The group traversed four miles from the Great Platte River Archway Monument, scene of the celebration, to Kearney's Trails and Rails Museum, where they were welcomed by "Brigham Young," portrayed by Kearney resident and event organizer Joseph Carlson. They pulled handcarts constructed locally for the occasion or borrowed from historic sites or museums in Nebraska and Wyoming for what Carlson called the largest assemblage of handcarts in the state since the 1850s.

Paul Willie, a stake president in The Church of Jesus Christ of Latter-day Saints from Mendon, Cache County, was in the lead. He is a direct descendant of Captain James Willie, who led one of two famous ill-fated handcart companies that suffered intense suffering and death in Wyoming in late 1856.

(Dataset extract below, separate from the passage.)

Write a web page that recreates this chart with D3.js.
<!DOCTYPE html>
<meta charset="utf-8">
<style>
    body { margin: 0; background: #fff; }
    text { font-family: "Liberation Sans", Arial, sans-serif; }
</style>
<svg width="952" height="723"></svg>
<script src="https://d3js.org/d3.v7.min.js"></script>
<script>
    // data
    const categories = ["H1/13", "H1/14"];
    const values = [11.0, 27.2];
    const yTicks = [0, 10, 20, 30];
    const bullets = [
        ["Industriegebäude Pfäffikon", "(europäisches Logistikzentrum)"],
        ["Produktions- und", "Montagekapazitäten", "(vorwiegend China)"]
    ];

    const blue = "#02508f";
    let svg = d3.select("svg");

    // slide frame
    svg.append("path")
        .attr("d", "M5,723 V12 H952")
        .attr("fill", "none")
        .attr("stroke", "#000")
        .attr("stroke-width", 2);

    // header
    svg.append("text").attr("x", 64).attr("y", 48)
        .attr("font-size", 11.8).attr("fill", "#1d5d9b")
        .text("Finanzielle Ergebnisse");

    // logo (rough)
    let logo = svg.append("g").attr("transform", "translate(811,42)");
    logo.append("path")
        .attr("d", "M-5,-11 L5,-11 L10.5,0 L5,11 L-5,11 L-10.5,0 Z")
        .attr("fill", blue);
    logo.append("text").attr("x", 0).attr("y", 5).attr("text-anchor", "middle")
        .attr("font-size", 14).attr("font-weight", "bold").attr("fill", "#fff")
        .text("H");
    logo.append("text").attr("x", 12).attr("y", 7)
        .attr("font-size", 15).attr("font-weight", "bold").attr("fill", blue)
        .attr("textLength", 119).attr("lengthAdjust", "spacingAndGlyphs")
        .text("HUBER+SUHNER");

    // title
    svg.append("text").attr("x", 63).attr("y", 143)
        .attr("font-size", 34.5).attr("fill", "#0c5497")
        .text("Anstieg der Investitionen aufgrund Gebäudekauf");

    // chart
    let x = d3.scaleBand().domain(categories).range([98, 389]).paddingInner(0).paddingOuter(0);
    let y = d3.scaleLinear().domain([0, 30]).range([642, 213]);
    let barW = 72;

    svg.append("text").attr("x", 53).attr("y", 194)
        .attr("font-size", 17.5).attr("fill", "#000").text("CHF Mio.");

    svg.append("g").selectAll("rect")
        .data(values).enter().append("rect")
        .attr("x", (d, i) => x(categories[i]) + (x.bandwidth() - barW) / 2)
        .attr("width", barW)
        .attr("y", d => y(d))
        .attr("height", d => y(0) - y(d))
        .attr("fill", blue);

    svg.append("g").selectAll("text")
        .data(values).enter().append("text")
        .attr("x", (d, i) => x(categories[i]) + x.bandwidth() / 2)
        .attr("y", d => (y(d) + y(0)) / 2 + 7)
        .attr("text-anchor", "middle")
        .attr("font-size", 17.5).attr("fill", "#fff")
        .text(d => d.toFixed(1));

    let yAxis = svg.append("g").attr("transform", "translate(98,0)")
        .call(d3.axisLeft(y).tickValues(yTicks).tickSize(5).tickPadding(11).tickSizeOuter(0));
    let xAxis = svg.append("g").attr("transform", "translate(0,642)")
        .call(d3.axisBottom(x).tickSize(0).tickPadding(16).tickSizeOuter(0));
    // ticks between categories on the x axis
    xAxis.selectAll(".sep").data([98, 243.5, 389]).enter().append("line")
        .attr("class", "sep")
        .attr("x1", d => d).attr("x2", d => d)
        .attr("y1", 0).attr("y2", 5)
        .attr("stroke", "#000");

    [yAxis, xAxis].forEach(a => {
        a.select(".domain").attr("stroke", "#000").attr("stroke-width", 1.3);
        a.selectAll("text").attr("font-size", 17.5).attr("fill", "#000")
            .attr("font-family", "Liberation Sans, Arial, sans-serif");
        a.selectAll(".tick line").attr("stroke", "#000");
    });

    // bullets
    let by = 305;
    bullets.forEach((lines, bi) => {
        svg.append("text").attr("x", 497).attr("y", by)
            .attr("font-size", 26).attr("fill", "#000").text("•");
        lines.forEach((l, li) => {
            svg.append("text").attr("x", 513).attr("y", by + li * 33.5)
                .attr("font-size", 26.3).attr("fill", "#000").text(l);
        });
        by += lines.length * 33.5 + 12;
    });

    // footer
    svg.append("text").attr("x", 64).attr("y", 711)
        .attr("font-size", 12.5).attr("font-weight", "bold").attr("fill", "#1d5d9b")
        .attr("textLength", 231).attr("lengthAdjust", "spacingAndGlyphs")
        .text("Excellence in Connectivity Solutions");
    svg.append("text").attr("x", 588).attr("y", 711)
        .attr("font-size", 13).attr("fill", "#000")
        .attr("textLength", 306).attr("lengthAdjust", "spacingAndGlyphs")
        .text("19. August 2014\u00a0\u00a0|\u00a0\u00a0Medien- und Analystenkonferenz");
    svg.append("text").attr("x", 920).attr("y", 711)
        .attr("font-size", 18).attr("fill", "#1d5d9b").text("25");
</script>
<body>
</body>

"I want no Job-sayers among us," Paul Willie declared, invoking the words of his ancestor at the time the 1856 company held a council in Florence, Neb., to decide whether or not to continue.

"I hope as we have this handcart experience, you'll get to feel the spirit of your ancestors," Willie said.

At his side leading the trek was Tony Clapier of Rupert, Idaho, owner of the original handcart, which his father, a rancher, purchased many years ago while the two were in town for a cattle auction.

"The best information we have, we think the cart came to Utah the first year," said Clapier, whose great-great-great-grandfather was a survivor in the Willie handcart company. He said his family has dated the handcart by the oral history that came with it and by examining the materials and method of construction.

"The hub and axle fit the time period that it was claimed to have been built," he said, as well as the type of joinery of the wood.

The celebration at the Archway continued through Saturday afternoon with musical entertainment, storytelling, an oxen demonstration, children's pioneer games and firing of a cannon and rifles by soldiers from the nearby Fort Kearney State Historic Site.

Bill Hartley, associate professor in the history department at Brigham Young University and a recognized trails expert, gave a history of the 1856-60 handcart saga.

Handcarts were a far more efficient and less expensive means of overland travel than covered wagons for bringing LDS converts west to Utah, he said.